2. Explore Meaning Through Journaling
Journaling helps process emotion, clarify values, and reconnect to purpose.
Prompts to try:
What gives me energy and what drains it?
What did I love doing as a child that I’ve forgotten?
If I wasn’t afraid, what would I change?
Where in my life am I out of alignment?
You don’t need all the answers. But asking the right questions can be life-changing.
3. Connect with Nature
Nature is one of the most powerful spiritual teachers. Time outside lowers cortisol, improves mood, and reawakens our sense of awe and presence.
Simple practices:
Walk barefoot on grass or sand
Sit under a tree and listen to the wind
Gaze at the stars and remember how vast life truly is
You are part of something bigger. Sometimes we just need to remember.
4. Return to Creativity
Creativity is spiritual expression made visible.
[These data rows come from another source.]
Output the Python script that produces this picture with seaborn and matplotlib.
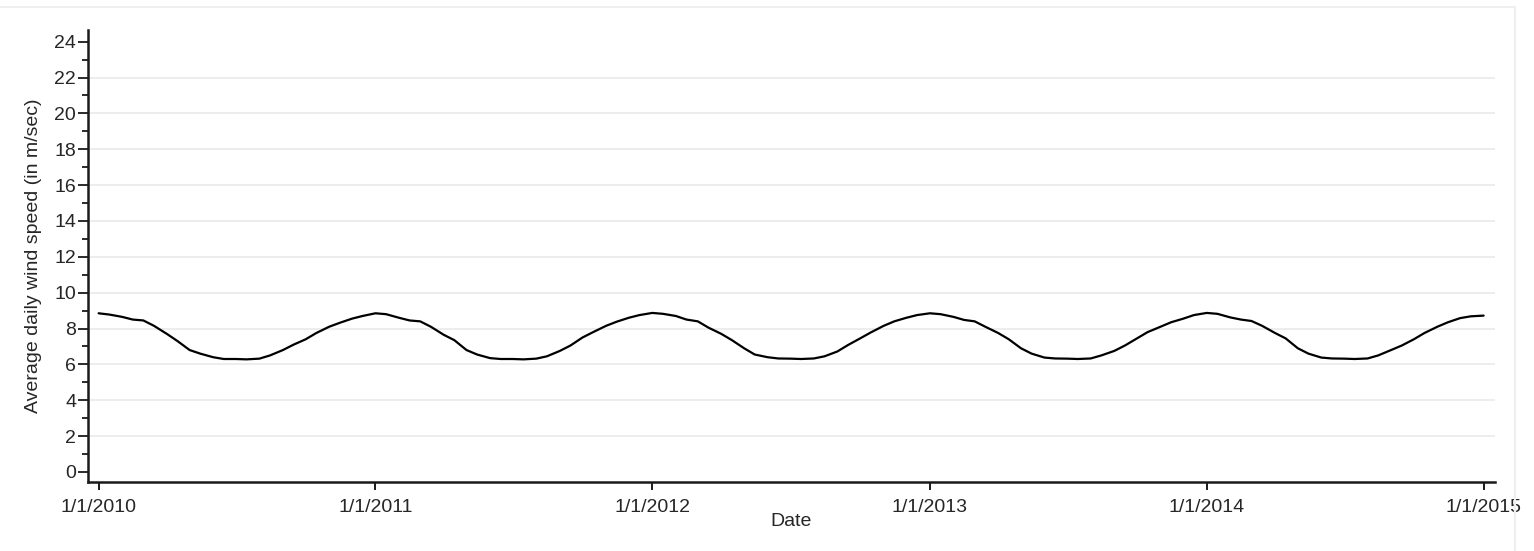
import matplotlib
matplotlib.use("Agg")
import matplotlib.pyplot as plt
from matplotlib.lines import Line2D
from matplotlib.ticker import MultipleLocator
import numpy as np
import pandas as pd
import seaborn as sns

# Sample dates within each year (1st and 15th of every month)
month_days = ["01-01", "01-15", "02-01", "02-15", "03-01", "03-15",
              "04-01", "04-15", "05-01", "05-15", "06-01", "06-15",
              "07-01", "07-15", "08-01", "08-15", "09-01", "09-15",
              "10-01", "10-15", "11-01", "11-15", "12-01", "12-15"]

# Average daily wind speed (m/sec) on those dates
speed_2010 = [8.85, 8.78, 8.65, 8.50, 8.45, 8.15, 7.70, 7.30, 6.80, 6.60, 6.40, 6.30,
              6.30, 6.28, 6.32, 6.50, 6.80, 7.10, 7.40, 7.75, 8.10, 8.32, 8.55, 8.70]
speed_2011 = [8.85, 8.80, 8.60, 8.45, 8.40, 8.10, 7.65, 7.35, 6.80, 6.55, 6.35, 6.30,
              6.30, 6.28, 6.32, 6.45, 6.75, 7.05, 7.50, 7.80, 8.15, 8.38, 8.60, 8.75]
speed_2012 = [8.87, 8.82, 8.70, 8.50, 8.40, 8.05, 7.70, 7.35, 6.90, 6.55, 6.40, 6.33,
              6.32, 6.30, 6.33, 6.45, 6.72, 7.08, 7.45, 7.78, 8.15, 8.40, 8.60, 8.75]
speed_2013 = [8.85, 8.80, 8.65, 8.48, 8.40, 8.10, 7.75, 7.40, 6.90, 6.60, 6.38, 6.33,
              6.32, 6.30, 6.33, 6.50, 6.75, 7.05, 7.45, 7.80, 8.10, 8.35, 8.55, 8.75]
speed_2014 = [8.87, 8.82, 8.62, 8.50, 8.42, 8.15, 7.75, 7.45, 6.90, 6.60, 6.38, 6.33,
              6.32, 6.30, 6.33, 6.50, 6.80, 7.05, 7.40, 7.75, 8.10, 8.35, 8.58, 8.68]
last_date = "2015-01-01"
last_speed = 8.72

tick_dates = ["2010-01-01", "2011-01-01", "2012-01-01",
              "2013-01-01", "2014-01-01", "2015-01-01"]
tick_labels = ["1/1/2010", "1/1/2011", "1/1/2012", "1/1/2013", "1/1/2014", "1/1/2015"]

yearly = {2010: speed_2010, 2011: speed_2011, 2012: speed_2012,
          2013: speed_2013, 2014: speed_2014}
dates, speeds = [], []
for year, vals in yearly.items():
    dates += [f"{year}-{md}" for md in month_days]
    speeds += vals
dates.append(last_date)
speeds.append(last_speed)
df = pd.DataFrame({"date": pd.to_datetime(dates), "speed": speeds})

sns.set_style("white")
plt.rcParams["font.family"] = ["Liberation Sans", "DejaVu Sans"]
text_color = "#262626"
fs = 14

fig = plt.figure(figsize=(15.34, 5.51), dpi=100)
ax = fig.add_axes([88 / 1534, 1 - 482 / 551, (1495 - 88) / 1534, (482 - 30) / 551])

sns.lineplot(data=df, x="date", y="speed", color="black", linewidth=1.6, ax=ax)

ax.set_xlim(pd.Timestamp("2009-12-18"), pd.Timestamp("2015-01-16"))
ax.set_ylim(-0.56, 24.65)

ax.set_xticks(pd.to_datetime(tick_dates))
ax.set_xticklabels(tick_labels)
ax.set_yticks(np.arange(0, 25, 2))
ax.yaxis.set_minor_locator(MultipleLocator(1))

ax.tick_params(axis="x", which="major", direction="out", length=6, width=1.4,
               color="#1a1a1a", labelsize=fs, labelcolor=text_color, pad=6, bottom=True)
ax.tick_params(axis="y", which="major", direction="out", length=7, width=1.3,
               color="#1a1a1a", labelsize=fs, labelcolor=text_color, pad=1.5, left=True)
ax.tick_params(axis="y", which="minor", direction="out", length=4, width=1.3,
               color="#1a1a1a", left=True)

ax.yaxis.grid(True, color="#ececec", linewidth=1.3)
for val, gl in zip(ax.get_yticks(), ax.get_ygridlines()):
    if val in (0, 24):
        gl.set_visible(False)
ax.xaxis.grid(False)

for side in ("top", "right"):
    ax.spines[side].set_visible(False)
for side in ("left", "bottom"):
    ax.spines[side].set_color("#1a1a1a")
    ax.spines[side].set_linewidth(1.8)

ax.set_xlabel("Date", fontsize=fs, color=text_color, labelpad=-2)
ax.set_ylabel("Average daily wind speed (in m/sec)", fontsize=fs,
              color=text_color, labelpad=9)

# faint outer frame
fig.add_artist(Line2D([0, 1515 / 1534], [1 - 7 / 551, 1 - 7 / 551],
                      transform=fig.transFigure, color="#efefef", linewidth=1.5))
fig.add_artist(Line2D([1515 / 1534, 1515 / 1534], [0, 1 - 7 / 551],
                      transform=fig.transFigure, color="#efefef", linewidth=1.5))

fig.savefig("out.png", dpi=100, facecolor="white")
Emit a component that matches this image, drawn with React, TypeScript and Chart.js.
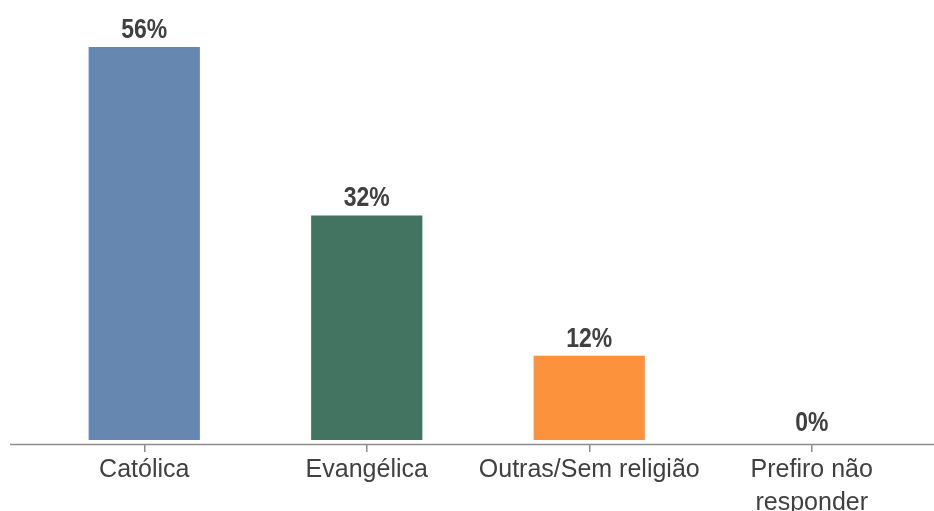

Whether through art, dance, music, or writing, creating reawakens joy and flow.
Ask yourself:
What creative expression feels lost?
What would I create if I wasn’t trying to impress anyone?
There is healing in colour, sound, movement, and voice.
5. Redefine Purpose
Purpose doesn’t have to be grand or public.
It can be subtle, quiet, personal.
Purpose is:
The impact you make in others’ lives, even through small acts
The legacy of how you show up, not what you achieve
The alignment between what you value and how you live each day
You don’t need to change careers to live on purpose—you need to live on purpose within what you do.
Integrating Spiritual Health into Everyday Life
Spiritual wellbeing isn’t something to add to your to-do list. It’s something to live into.
You might integrate it by:
Saying no to what no longer aligns
Meditating for five minutes each morning
Creating rituals to mark transitions in your day
Surrounding yourself with people who reflect your values
Letting go of identities that feel too small for who you’ve become
Spiritual health is not a destination. It’s a daily remembering.
Final Thoughts: Come Home to Yourself
Reconnection doesn’t require you to be perfect, productive, or always calm. It only asks that you be honest.
Your spirit—the deepest part of you—is not gone. It may simply be buried beneath exhaustion, noise, and the need to hold it all together.
Health isn’t just how well your body performs—it’s how alive your soul feels within that body.
You are allowed to slow down.
You are allowed to change direction.
You are allowed to live a life that feels like your own.
Let’s make space for that kind of life.